[COLLECTED DATA]
========

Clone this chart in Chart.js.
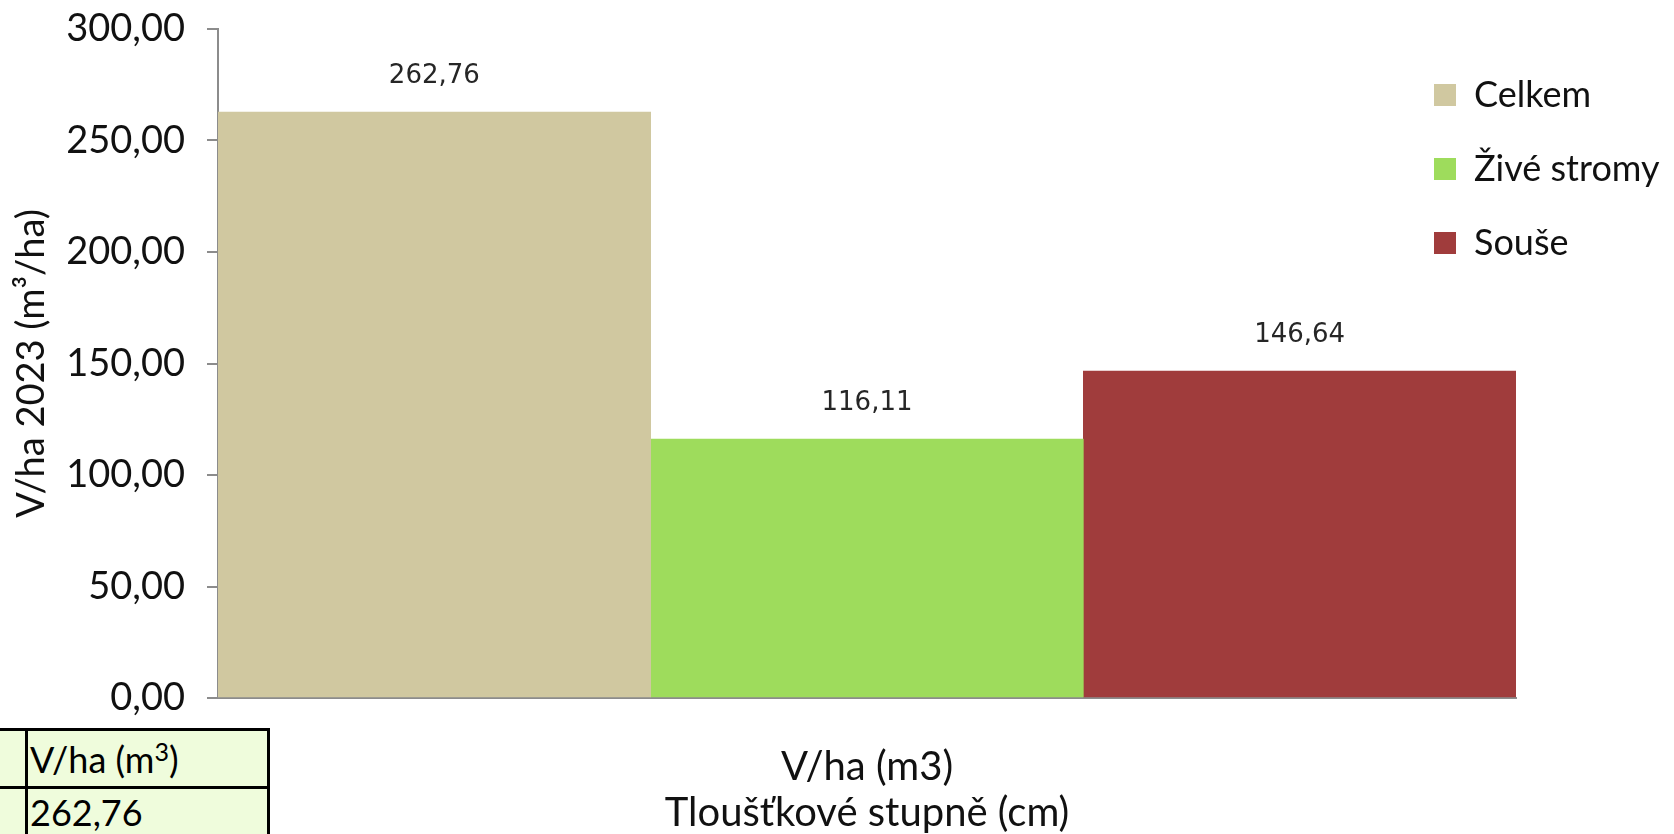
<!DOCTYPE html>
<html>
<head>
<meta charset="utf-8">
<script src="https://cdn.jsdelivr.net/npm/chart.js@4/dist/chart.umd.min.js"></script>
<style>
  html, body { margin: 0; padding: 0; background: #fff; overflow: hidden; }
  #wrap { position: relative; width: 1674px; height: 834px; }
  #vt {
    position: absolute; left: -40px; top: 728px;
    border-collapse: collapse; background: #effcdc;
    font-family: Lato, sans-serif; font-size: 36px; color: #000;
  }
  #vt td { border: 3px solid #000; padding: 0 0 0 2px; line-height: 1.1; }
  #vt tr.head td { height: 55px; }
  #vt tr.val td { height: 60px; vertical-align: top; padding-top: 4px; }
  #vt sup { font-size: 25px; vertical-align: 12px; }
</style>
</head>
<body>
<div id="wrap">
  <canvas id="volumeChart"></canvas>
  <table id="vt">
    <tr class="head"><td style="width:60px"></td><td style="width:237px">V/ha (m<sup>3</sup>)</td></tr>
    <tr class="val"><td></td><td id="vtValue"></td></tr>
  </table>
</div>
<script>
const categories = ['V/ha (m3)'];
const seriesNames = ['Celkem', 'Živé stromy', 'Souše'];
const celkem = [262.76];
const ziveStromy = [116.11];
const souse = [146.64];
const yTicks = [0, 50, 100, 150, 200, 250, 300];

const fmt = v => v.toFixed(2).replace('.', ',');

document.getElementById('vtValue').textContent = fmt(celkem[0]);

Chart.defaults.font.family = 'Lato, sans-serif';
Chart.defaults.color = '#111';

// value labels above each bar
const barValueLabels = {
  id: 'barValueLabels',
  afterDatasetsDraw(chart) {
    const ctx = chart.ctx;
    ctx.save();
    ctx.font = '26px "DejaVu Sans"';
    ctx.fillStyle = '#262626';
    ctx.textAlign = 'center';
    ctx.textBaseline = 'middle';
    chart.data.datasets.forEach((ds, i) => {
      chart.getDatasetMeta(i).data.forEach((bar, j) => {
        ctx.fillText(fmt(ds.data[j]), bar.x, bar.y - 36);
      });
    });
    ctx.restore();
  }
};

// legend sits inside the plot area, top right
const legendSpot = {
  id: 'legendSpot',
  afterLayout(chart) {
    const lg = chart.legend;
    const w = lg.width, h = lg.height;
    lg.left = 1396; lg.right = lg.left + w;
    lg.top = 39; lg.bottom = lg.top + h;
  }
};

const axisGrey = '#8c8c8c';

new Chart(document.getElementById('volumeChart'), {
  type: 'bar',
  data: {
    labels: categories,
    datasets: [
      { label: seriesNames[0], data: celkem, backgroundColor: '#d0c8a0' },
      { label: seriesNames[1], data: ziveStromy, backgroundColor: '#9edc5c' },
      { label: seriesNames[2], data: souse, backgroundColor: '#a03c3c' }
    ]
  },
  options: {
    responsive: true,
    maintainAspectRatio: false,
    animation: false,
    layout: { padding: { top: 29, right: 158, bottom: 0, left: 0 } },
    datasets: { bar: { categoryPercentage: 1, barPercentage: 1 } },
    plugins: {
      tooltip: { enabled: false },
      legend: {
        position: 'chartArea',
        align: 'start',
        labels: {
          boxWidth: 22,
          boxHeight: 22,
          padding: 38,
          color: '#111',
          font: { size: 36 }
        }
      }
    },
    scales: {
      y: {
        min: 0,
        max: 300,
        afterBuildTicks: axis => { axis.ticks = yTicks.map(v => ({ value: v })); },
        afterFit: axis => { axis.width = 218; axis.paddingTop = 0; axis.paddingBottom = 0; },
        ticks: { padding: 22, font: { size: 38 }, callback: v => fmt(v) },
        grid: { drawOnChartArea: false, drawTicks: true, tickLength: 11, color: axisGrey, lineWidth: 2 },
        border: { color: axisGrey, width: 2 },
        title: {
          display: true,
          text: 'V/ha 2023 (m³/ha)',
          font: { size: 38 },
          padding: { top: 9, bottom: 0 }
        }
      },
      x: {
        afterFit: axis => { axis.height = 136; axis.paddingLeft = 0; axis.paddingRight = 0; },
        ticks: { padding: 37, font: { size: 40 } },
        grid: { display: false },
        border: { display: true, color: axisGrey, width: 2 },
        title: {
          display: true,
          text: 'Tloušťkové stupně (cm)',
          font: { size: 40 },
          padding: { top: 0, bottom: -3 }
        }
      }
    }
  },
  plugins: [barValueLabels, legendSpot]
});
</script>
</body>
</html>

========

[REQUEST] Repeat the listing above exactly, with no pictures.

[ANSWER TO THIS EXERCISE]
Clone this chart in Chart.js.
<!DOCTYPE html>
<html>
<head>
<meta charset="utf-8">
<script src="https://cdn.jsdelivr.net/npm/chart.js@4/dist/chart.umd.min.js"></script>
<style>
  html, body { margin: 0; padding: 0; background: #fff; overflow: hidden; }
  #wrap { position: relative; width: 1674px; height: 834px; }
  #vt {
    position: absolute; left: -40px; top: 728px;
    border-collapse: collapse; background: #effcdc;
    font-family: Lato, sans-serif; font-size: 36px; color: #000;
  }
  #vt td { border: 3px solid #000; padding: 0 0 0 2px; line-height: 1.1; }
  #vt tr.head td { height: 55px; }
  #vt tr.val td { height: 60px; vertical-align: top; padding-top: 4px; }
  #vt sup { font-size: 25px; vertical-align: 12px; }
</style>
</head>
<body>
<div id="wrap">
  <canvas id="volumeChart"></canvas>
  <table id="vt">
    <tr class="head"><td style="width:60px"></td><td style="width:237px">V/ha (m<sup>3</sup>)</td></tr>
    <tr class="val"><td></td><td id="vtValue"></td></tr>
  </table>
</div>
<script>
const categories = ['V/ha (m3)'];
const seriesNames = ['Celkem', 'Živé stromy', 'Souše'];
const celkem = [262.76];
const ziveStromy = [116.11];
const souse = [146.64];
const yTicks = [0, 50, 100, 150, 200, 250, 300];

const fmt = v => v.toFixed(2).replace('.', ',');

document.getElementById('vtValue').textContent = fmt(celkem[0]);

Chart.defaults.font.family = 'Lato, sans-serif';
Chart.defaults.color = '#111';

// value labels above each bar
const barValueLabels = {
  id: 'barValueLabels',
  afterDatasetsDraw(chart) {
    const ctx = chart.ctx;
    ctx.save();
    ctx.font = '26px "DejaVu Sans"';
    ctx.fillStyle = '#262626';
    ctx.textAlign = 'center';
    ctx.textBaseline = 'middle';
    chart.data.datasets.forEach((ds, i) => {
      chart.getDatasetMeta(i).data.forEach((bar, j) => {
        ctx.fillText(fmt(ds.data[j]), bar.x, bar.y - 36);
      });
    });
    ctx.restore();
  }
};

// legend sits inside the plot area, top right
const legendSpot = {
  id: 'legendSpot',
  afterLayout(chart) {
    const lg = chart.legend;
    const w = lg.width, h = lg.height;
    lg.left = 1396; lg.right = lg.left + w;
    lg.top = 39; lg.bottom = lg.top + h;
  }
};

const axisGrey = '#8c8c8c';

new Chart(document.getElementById('volumeChart'), {
  type: 'bar',
  data: {
    labels: categories,
    datasets: [
      { label: seriesNames[0], data: celkem, backgroundColor: '#d0c8a0' },
      { label: seriesNames[1], data: ziveStromy, backgroundColor: '#9edc5c' },
      { label: seriesNames[2], data: souse, backgroundColor: '#a03c3c' }
    ]
  },
  options: {
    responsive: true,
    maintainAspectRatio: false,
    animation: false,
    layout: { padding: { top: 29, right: 158, bottom: 0, left: 0 } },
    datasets: { bar: { categoryPercentage: 1, barPercentage: 1 } },
    plugins: {
      tooltip: { enabled: false },
      legend: {
        position: 'chartArea',
        align: 'start',
        labels: {
          boxWidth: 22,
          boxHeight: 22,
          padding: 38,
          color: '#111',
          font: { size: 36 }
        }
      }
    },
    scales: {
      y: {
        min: 0,
        max: 300,
        afterBuildTicks: axis => { axis.ticks = yTicks.map(v => ({ value: v })); },
        afterFit: axis => { axis.width = 218; axis.paddingTop = 0; axis.paddingBottom = 0; },
        ticks: { padding: 22, font: { size: 38 }, callback: v => fmt(v) },
        grid: { drawOnChartArea: false, drawTicks: true, tickLength: 11, color: axisGrey, lineWidth: 2 },
        border: { color: axisGrey, width: 2 },
        title: {
          display: true,
          text: 'V/ha 2023 (m³/ha)',
          font: { size: 38 },
          padding: { top: 9, bottom: 0 }
        }
      },
      x: {
        afterFit: axis => { axis.height = 136; axis.paddingLeft = 0; axis.paddingRight = 0; },
        ticks: { padding: 37, font: { size: 40 } },
        grid: { display: false },
        border: { display: true, color: axisGrey, width: 2 },
        title: {
          display: true,
          text: 'Tloušťkové stupně (cm)',
          font: { size: 40 },
          padding: { top: 0, bottom: -3 }
        }
      }
    }
  },
  plugins: [barValueLabels, legendSpot]
});
</script>
</body>
</html>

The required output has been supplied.